--- Begin ---

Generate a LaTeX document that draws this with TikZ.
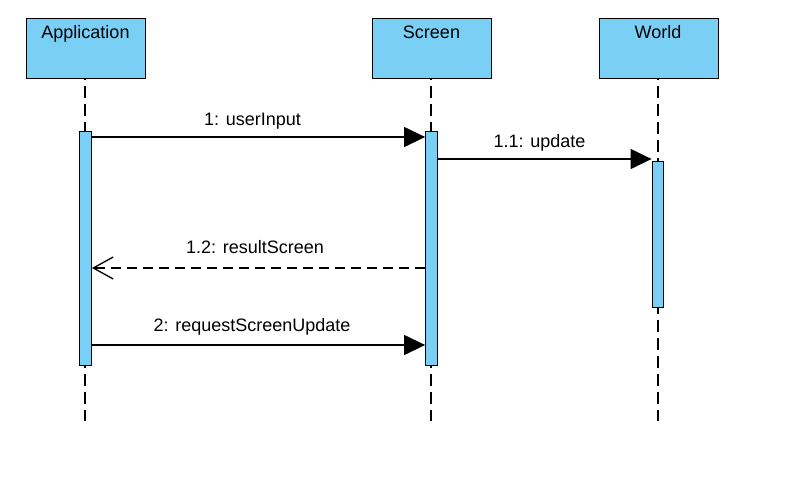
\documentclass[tikz,border=0pt]{standalone}
\usepackage{fontspec}
\setmainfont{Liberation Sans}
\usetikzlibrary{arrows.meta}
\definecolor{lifeblue}{HTML}{7ACFF5}
\tikzset{
  headbox/.style={draw=black, fill=lifeblue, line width=1.3pt, minimum width=119pt, minimum height=60pt, inner sep=0pt, anchor=north west},
  headtext/.style={font=\fontsize{18}{21}\selectfont, anchor=base},
  actbar/.style={draw=black, fill=lifeblue, line width=1.3pt, minimum width=11.5pt, inner sep=0pt, anchor=north},
  lifeline/.style={line width=1.5pt, dash pattern=on 12pt off 6pt, dash phase=11pt},
  msgline/.style={line width=1.3pt, -{Triangle[length=21pt,width=20pt]}},
  retline/.style={line width=1.3pt, dash pattern=on 10pt off 6pt, -{Straight Barb[length=20pt,width=22pt,line width=1.3pt]}},
  msglabel/.style={font=\fontsize{18}{21}\selectfont, anchor=base}
}
\begin{document}
\begin{tikzpicture}[x=1pt, y=-1pt]
\useasboundingbox (0,0) rectangle (797,487);
\fill[white] (0,0) rectangle (797,487);
% header boxes
\node[headbox] (app) at (26,18) {};
\node[headbox] (scr) at (372,18) {};
\node[headbox] (wld) at (599,18) {};
\node[headtext] at (85.5,39) {Application};
\node[headtext] at (431.5,39) {Screen};
\node[headtext] at (658,39) {World};
% lifeline ends
\coordinate (append) at (85,421);
\coordinate (scrend) at (431,421);
\coordinate (wldend) at (658,421);
\draw[lifeline] (app.south -| append) -- (append);
\draw[lifeline] (scr.south -| scrend) -- (scrend);
\draw[lifeline] (wld.south -| wldend) -- (wldend);
% activation bars
\node[actbar, minimum height=234pt] (appbar) at (85.5,131) {};
\node[actbar, minimum height=234pt] (scrbar) at (431.5,131) {};
\node[actbar, minimum height=146pt] (wldbar) at (658,161) {};
% message rows
\coordinate (m1) at (0,137);
\coordinate (m2) at (0,159);
\coordinate (m3) at (0,268);
\coordinate (m4) at (0,345);
\draw[msgline] (appbar.east |- m1) -- (scrbar.west |- m1);
\node[msglabel] at (252.5,125) {1: userInput};
\draw[msgline] (scrbar.east |- m2) -- (wldbar.west |- m2);
\node[msglabel] at (539.5,147) {1.1: update};
\draw[retline] (scrbar.west |- m3) -- (appbar.east |- m3);
\node[msglabel] at (255,253) {1.2: resultScreen};
\draw[msgline] (appbar.east |- m4) -- (scrbar.west |- m4);
\node[msglabel] at (252,331) {2: requestScreenUpdate};
\end{tikzpicture}
\end{document}
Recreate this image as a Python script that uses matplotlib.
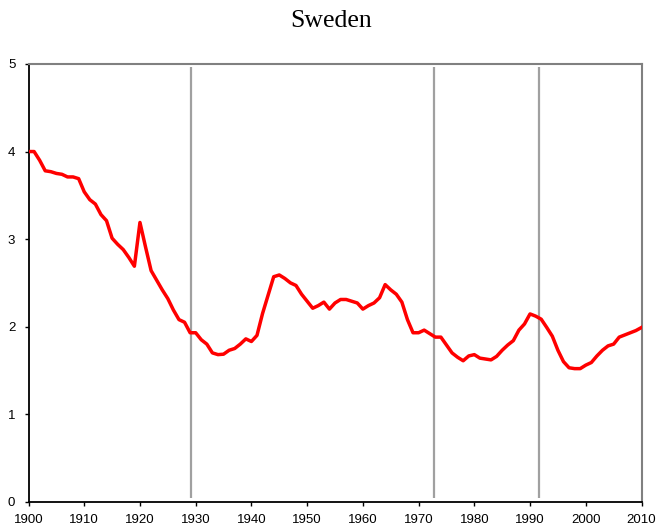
import matplotlib
matplotlib.use("Agg")
import matplotlib.pyplot as plt
import numpy as np

years = list(range(1900, 2011))
tfr = [
    4.00, 4.00, 3.90, 3.78, 3.77, 3.75, 3.74, 3.71, 3.71, 3.69,   # 1900-1909
    3.54, 3.45, 3.40, 3.28, 3.21, 3.01, 2.94, 2.88, 2.79, 2.69,   # 1910-1919
    3.19, 2.91, 2.64, 2.53, 2.42, 2.32, 2.19, 2.08, 2.05, 1.93,   # 1920-1929
    1.93, 1.85, 1.80, 1.70, 1.68, 1.685, 1.73, 1.75, 1.80, 1.86, # 1930-1939
    1.83, 1.90, 2.15, 2.36, 2.57, 2.59, 2.55, 2.50, 2.47, 2.37,   # 1940-1949
    2.29, 2.21, 2.24, 2.28, 2.20, 2.27, 2.31, 2.31, 2.29, 2.27,   # 1950-1959
    2.20, 2.24, 2.27, 2.33, 2.48, 2.42, 2.37, 2.28, 2.08, 1.93,   # 1960-1969
    1.93, 1.96, 1.92, 1.88, 1.88, 1.79, 1.70, 1.65, 1.61, 1.665, # 1970-1979
    1.68, 1.64, 1.63, 1.62, 1.66, 1.73, 1.79, 1.84, 1.96, 2.03,   # 1980-1989
    2.145, 2.12, 2.085, 1.99, 1.89, 1.73, 1.60, 1.53, 1.52, 1.52, # 1990-1999
    1.56, 1.59, 1.665, 1.73, 1.78, 1.80, 1.88, 1.905, 1.93, 1.955, # 2000-2009
    1.99,                                                           # 2010
]
marker_years = [1929.1, 1972.7, 1991.6]
x_ticks = list(range(1900, 2011, 10))
y_ticks = [0, 1, 2, 3, 4, 5]
title = "Sweden"

W, H = 659, 529
fig = plt.figure(figsize=(W / 100, H / 100), dpi=100)
ax = fig.add_axes([28.5 / W, 1 - 501.7 / H, (641.5 - 28.5) / W, (501.7 - 64) / H])

for xv in marker_years:
    ax.plot([xv, xv], [0.04, 4.97], color="#a0a0a0", lw=1.6, solid_capstyle="butt", zorder=1)

ax.plot(years, tfr, color="#ff0000", lw=2.5, zorder=3, solid_joinstyle="round")

ax.set_xlim(1900, 2010)
ax.set_ylim(0, 5)
ax.set_xticks(x_ticks)
ax.set_yticks(y_ticks)
ax.set_xticklabels([str(v) for v in x_ticks], fontsize=9.5, family="Liberation Sans")
ax.set_yticklabels([str(v) for v in y_ticks], fontsize=9.5, family="Liberation Sans")
ax.tick_params(axis="both", direction="out", length=3, width=1, color="#000000")
ax.tick_params(axis="x", pad=5.5)
ax.tick_params(axis="y", pad=6.5)

for s in ["left", "bottom"]:
    ax.spines[s].set_color("#000000")
    ax.spines[s].set_linewidth(1.3)
for s in ["top", "right"]:
    ax.spines[s].set_color("#808080")
    ax.spines[s].set_linewidth(1.5)

fig.text(331 / W, 1 - 27 / H, title, ha="center", va="baseline",
         fontsize=18.5, family="Liberation Serif")

fig.savefig("out.png", dpi=100)
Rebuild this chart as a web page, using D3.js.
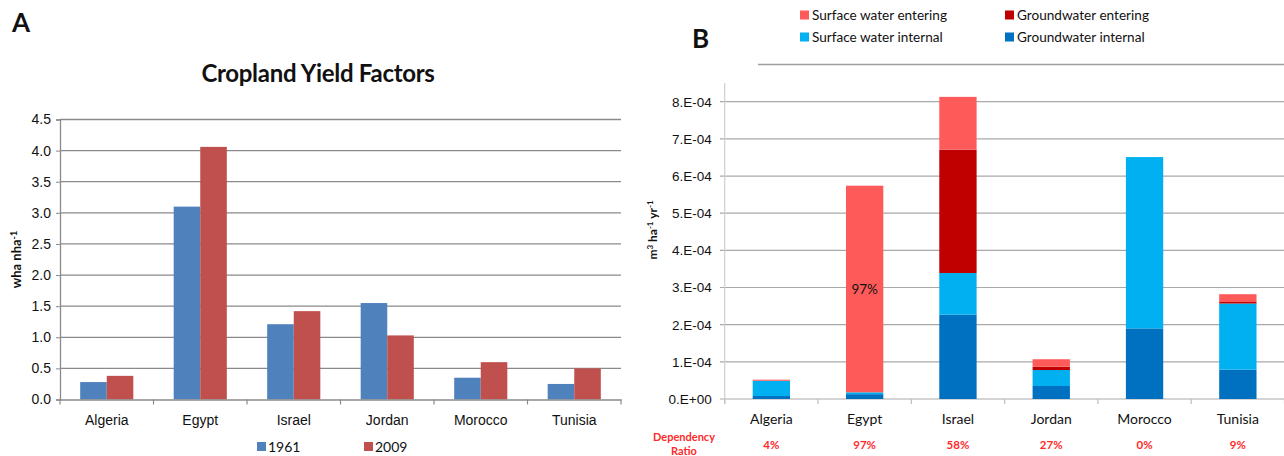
<!DOCTYPE html>
<html lang="en">
<head>
  <meta charset="UTF-8">
  <title>Cropland yield factors and water</title>
  <style>
    body {
      margin: 0;
      background: #fff;
      font-family: Lato, 'Open Sans', sans-serif;
    }
    svg text { fill: #111; }
    .grid-a line { stroke: #8a8a8a; stroke-width: 1.3; }
    .grid-b line { stroke: #a9a9a9; stroke-width: 1.2; }
  </style>
  <script src="https://d3js.org/d3.v7.min.js"></script>
</head>
<body>
  <svg id="fig" width="1284" height="456"></svg>

  <script>
    // ---- data ----
    const countries = ["Algeria", "Egypt", "Israel", "Jordan", "Morocco", "Tunisia"];

    // panel A : cropland yield factors (wha nha-1)
    const years = ["1961", "2009"];
    const yield1961 = [0.28, 3.10, 1.21, 1.55, 0.35, 0.25];
    const yield2009 = [0.38, 4.06, 1.42, 1.03, 0.60, 0.50];
    const yieldTicks = [0, 0.5, 1.0, 1.5, 2.0, 2.5, 3.0, 3.5, 4.0, 4.5];

    // panel B : water (m3 ha-1 yr-1), stacked bottom -> top
    const gwInternal = [0.08e-4, 0.13e-4, 2.27e-4, 0.35e-4, 1.90e-4, 0.79e-4];
    const swInternal = [0.41e-4, 0.05e-4, 1.12e-4, 0.43e-4, 4.61e-4, 1.78e-4];
    const gwEntering = [0.00e-4, 0.00e-4, 3.32e-4, 0.09e-4, 0.00e-4, 0.04e-4];
    const swEntering = [0.03e-4, 5.56e-4, 1.42e-4, 0.20e-4, 0.00e-4, 0.21e-4];
    const dependency = ["4%", "97%", "58%", "27%", "0%", "9%"];
    const waterTicks = [0, 1e-4, 2e-4, 3e-4, 4e-4, 5e-4, 6e-4, 7e-4, 8e-4];

    const svg = d3.select("#fig");

    // ================= panel A =================
    const colA = { "1961": "#4f81bd", "2009": "#c0504d" };
    const a = svg.append("g");

    a.append("text").attr("x", 12).attr("y", 32)
      .attr("font-size", 26).attr("font-weight", "bold").text("A");

    a.append("text").attr("x", 318).attr("y", 82)
      .attr("text-anchor", "middle").attr("font-size", 24).attr("font-weight", "bold")
      .attr("letter-spacing", -0.3)
      .text("Cropland Yield Factors");

    const xA = d3.scaleBand().domain(countries).range([60, 621]);
    const xA1 = d3.scaleBand().domain(years).range([0, xA.bandwidth()]).paddingOuter(0.76);
    const yA = d3.scaleLinear().domain([0, 4.5]).range([399.5, 119.5]);

    a.append("g").attr("class", "grid-a")
      .selectAll("line").data(yieldTicks.slice(1)).join("line")
      .attr("x1", 60).attr("x2", 621)
      .attr("y1", d => yA(d)).attr("y2", d => yA(d));

    const axisYA = a.append("g").attr("transform", "translate(60,0)")
      .call(d3.axisLeft(yA).tickValues(yieldTicks).tickFormat(d3.format(".1f")).tickSize(4).tickPadding(5));
    axisYA.select(".domain").attr("stroke", "#8a8a8a").attr("stroke-width", 1.3);
    axisYA.selectAll(".tick line").attr("stroke", "#8a8a8a");
    axisYA.selectAll("text").attr("font-size", 14).attr("fill", "#111");

    const rowsA = countries.map((c, i) => ({ c, v: { "1961": yield1961[i], "2009": yield2009[i] } }));
    a.append("g").selectAll("g").data(rowsA).join("g")
      .attr("transform", d => `translate(${xA(d.c)},0)`)
      .selectAll("rect").data(d => years.map(y => ({ y, v: d.v[y] }))).join("rect")
      .attr("x", d => xA1(d.y)).attr("width", xA1.bandwidth())
      .attr("y", d => yA(d.v)).attr("height", d => yA(0) - yA(d.v))
      .attr("fill", d => colA[d.y]);

    const axisXA = a.append("g").attr("transform", `translate(0,${yA(0)})`)
      .call(d3.axisBottom(xA).tickSize(0).tickPadding(16));
    axisXA.select(".domain").attr("stroke", "#8a8a8a").attr("stroke-width", 1.3);
    axisXA.selectAll("text").attr("font-size", 14).attr("fill", "#111");
    // separators between categories
    a.append("g").selectAll("line").data(countries.concat(["_end"])).join("line")
      .attr("x1", (d, i) => 60 + i * xA.step()).attr("x2", (d, i) => 60 + i * xA.step())
      .attr("y1", yA(0)).attr("y2", yA(0) + 5)
      .attr("stroke", "#8a8a8a").attr("stroke-width", 1.2);

    a.append("text")
      .attr("transform", `translate(21,${(yA(0) + yA(4.5)) / 2}) rotate(-90)`)
      .attr("text-anchor", "middle").attr("font-size", 13).attr("font-weight", "bold")
      .html('wha nha<tspan dy="-4" font-size="9">-1</tspan>');

    const legA = a.append("g").selectAll("g").data(years).join("g")
      .attr("transform", (d, i) => `translate(${257 + i * 107},447)`);
    legA.append("rect").attr("x", 0).attr("y", -5).attr("width", 9).attr("height", 9)
      .attr("fill", d => colA[d]);
    legA.append("text").attr("x", 11).attr("y", 5).attr("font-size", 14).text(d => d);

    // ================= panel B =================
    const b = svg.append("g");
    const keysB = ["gwInternal", "swInternal", "gwEntering", "swEntering"];
    const colB = {
      swEntering: "#ff5a5a", gwEntering: "#c00000",
      swInternal: "#00b0f0", gwInternal: "#0070c0"
    };
    const labelsB = {
      swEntering: "Surface water entering", gwEntering: "Groundwater entering",
      swInternal: "Surface water internal", gwInternal: "Groundwater internal"
    };

    b.append("text").attr("x", 692).attr("y", 48)
      .attr("font-size", 26).attr("font-weight", "bold").text("B");

    const legOrder = ["swEntering", "gwEntering", "swInternal", "gwInternal"];
    const legB = b.append("g").selectAll("g").data(legOrder).join("g")
      .attr("transform", (d, i) => `translate(${i % 2 ? 1005 : 800},${i < 2 ? 15 : 37})`);
    legB.append("rect").attr("x", 0).attr("y", -4.5).attr("width", 9).attr("height", 9)
      .attr("fill", d => colB[d]);
    legB.append("text").attr("x", 12).attr("y", 5).attr("font-size", 13.6).text(d => labelsB[d]);

    b.append("line").attr("x1", 758).attr("x2", 1284).attr("y1", 64.5).attr("y2", 64.5)
      .attr("stroke", "#a0a0a0").attr("stroke-width", 1.3);

    const xB = d3.scaleBand().domain(countries).range([724.7, 1284.5]).paddingInner(0.6).paddingOuter(0.3);
    const yB = d3.scaleLinear().domain([0, 8e-4]).range([399, 101.7]);

    const fmtE = v => {
      if (v === 0) return "0.E+00";
      const e = Math.floor(Math.log10(v) + 1e-9);
      const m = Math.round(v / Math.pow(10, e));
      return m + ".E" + (e < 0 ? "-" : "+") + String(Math.abs(e)).padStart(2, "0");
    };

    b.append("g").attr("class", "grid-b")
      .selectAll("line").data(waterTicks).join("line")
      .attr("x1", 720).attr("x2", 1284)
      .attr("y1", d => yB(d)).attr("y2", d => yB(d));

    b.append("line").attr("x1", 724.7).attr("x2", 724.7).attr("y1", 83).attr("y2", 404)
      .attr("stroke", "#cfcfcf").attr("stroke-width", 1.2);

    b.append("g").attr("transform", "translate(724.7,0)")
      .call(d3.axisLeft(yB).tickValues(waterTicks).tickFormat(fmtE).tickSize(0).tickPadding(13))
      .call(g => g.select(".domain").remove())
      .selectAll("text").attr("font-size", 13.5).attr("fill", "#111");

    const rowsB = countries.map((c, i) => ({
      c, gwInternal: gwInternal[i], swInternal: swInternal[i],
      gwEntering: gwEntering[i], swEntering: swEntering[i]
    }));
    const stackB = d3.stack().keys(keysB)(rowsB);

    b.append("g").selectAll("g").data(stackB).join("g")
      .attr("fill", d => colB[d.key])
      .selectAll("rect").data(d => d).join("rect")
      .attr("x", d => xB(d.data.c)).attr("width", xB.bandwidth())
      .attr("y", d => yB(d[1])).attr("height", d => yB(d[0]) - yB(d[1]));

    // label inside Egypt bar
    b.append("text")
      .attr("x", xB("Egypt") + xB.bandwidth() / 2).attr("y", 294)
      .attr("text-anchor", "middle").attr("font-size", 13.5).attr("fill", "#333")
      .text(dependency[1]);

    b.append("g").selectAll("line").data(countries.concat(["_end"])).join("line")
      .attr("x1", (d, i) => 724.7 + i * xB.step()).attr("x2", (d, i) => 724.7 + i * xB.step())
      .attr("y1", yB(0)).attr("y2", yB(0) + 5)
      .attr("stroke", "#bdbdbd").attr("stroke-width", 1.2);

    const cx = c => xB(c) + xB.bandwidth() / 2;
    b.append("g").selectAll("text").data(countries).join("text")
      .attr("x", cx).attr("y", 424).attr("text-anchor", "middle")
      .attr("font-size", 14).text(d => d);

    b.append("g").selectAll("text").data(dependency).join("text")
      .attr("x", (d, i) => cx(countries[i])).attr("y", 449).attr("text-anchor", "middle")
      .attr("font-size", 11.5).attr("font-weight", "bold").style("fill", "#ff2a2a").text(d => d);

    b.append("text").attr("x", 684).attr("y", 441).attr("text-anchor", "middle")
      .attr("font-size", 11).attr("font-weight", "bold").style("fill", "#ff2a2a").text("Dependency");
    b.append("text").attr("x", 684).attr("y", 455).attr("text-anchor", "middle")
      .attr("font-size", 11).attr("font-weight", "bold").style("fill", "#ff2a2a").text("Ratio");

    b.append("text")
      .attr("transform", `translate(657,230) rotate(-90)`)
      .attr("text-anchor", "middle").attr("font-size", 12).attr("font-weight", "bold")
      .html('m<tspan dy="-4" font-size="8">3</tspan><tspan dy="4"> ha</tspan><tspan dy="-4" font-size="8">-1</tspan><tspan dy="4"> yr</tspan><tspan dy="-4" font-size="8">-1</tspan>');
  </script>
</body>
</html>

--- End ---

WRITTEN REQUEST >>
In the listing above, find the line containing "Recreate this image" and the line containing "ax = fig.add_axes([28.5". Reproduce those lines and all between them exactly, with no pictures and nothing more.

OUTPUT FOR THIS TASK >>
Recreate this image as a Python script that uses matplotlib.
import matplotlib
matplotlib.use("Agg")
import matplotlib.pyplot as plt
import numpy as np

years = list(range(1900, 2011))
tfr = [
    4.00, 4.00, 3.90, 3.78, 3.77, 3.75, 3.74, 3.71, 3.71, 3.69,   # 1900-1909
    3.54, 3.45, 3.40, 3.28, 3.21, 3.01, 2.94, 2.88, 2.79, 2.69,   # 1910-1919
    3.19, 2.91, 2.64, 2.53, 2.42, 2.32, 2.19, 2.08, 2.05, 1.93,   # 1920-1929
    1.93, 1.85, 1.80, 1.70, 1.68, 1.685, 1.73, 1.75, 1.80, 1.86, # 1930-1939
    1.83, 1.90, 2.15, 2.36, 2.57, 2.59, 2.55, 2.50, 2.47, 2.37,   # 1940-1949
    2.29, 2.21, 2.24, 2.28, 2.20, 2.27, 2.31, 2.31, 2.29, 2.27,   # 1950-1959
    2.20, 2.24, 2.27, 2.33, 2.48, 2.42, 2.37, 2.28, 2.08, 1.93,   # 1960-1969
    1.93, 1.96, 1.92, 1.88, 1.88, 1.79, 1.70, 1.65, 1.61, 1.665, # 1970-1979
    1.68, 1.64, 1.63, 1.62, 1.66, 1.73, 1.79, 1.84, 1.96, 2.03,   # 1980-1989
    2.145, 2.12, 2.085, 1.99, 1.89, 1.73, 1.60, 1.53, 1.52, 1.52, # 1990-1999
    1.56, 1.59, 1.665, 1.73, 1.78, 1.80, 1.88, 1.905, 1.93, 1.955, # 2000-2009
    1.99,                                                           # 2010
]
marker_years = [1929.1, 1972.7, 1991.6]
x_ticks = list(range(1900, 2011, 10))
y_ticks = [0, 1, 2, 3, 4, 5]
title = "Sweden"

W, H = 659, 529
fig = plt.figure(figsize=(W / 100, H / 100), dpi=100)
ax = fig.add_axes([28.5 / W, 1 - 501.7 / H, (641.5 - 28.5) / W, (501.7 - 64) / H])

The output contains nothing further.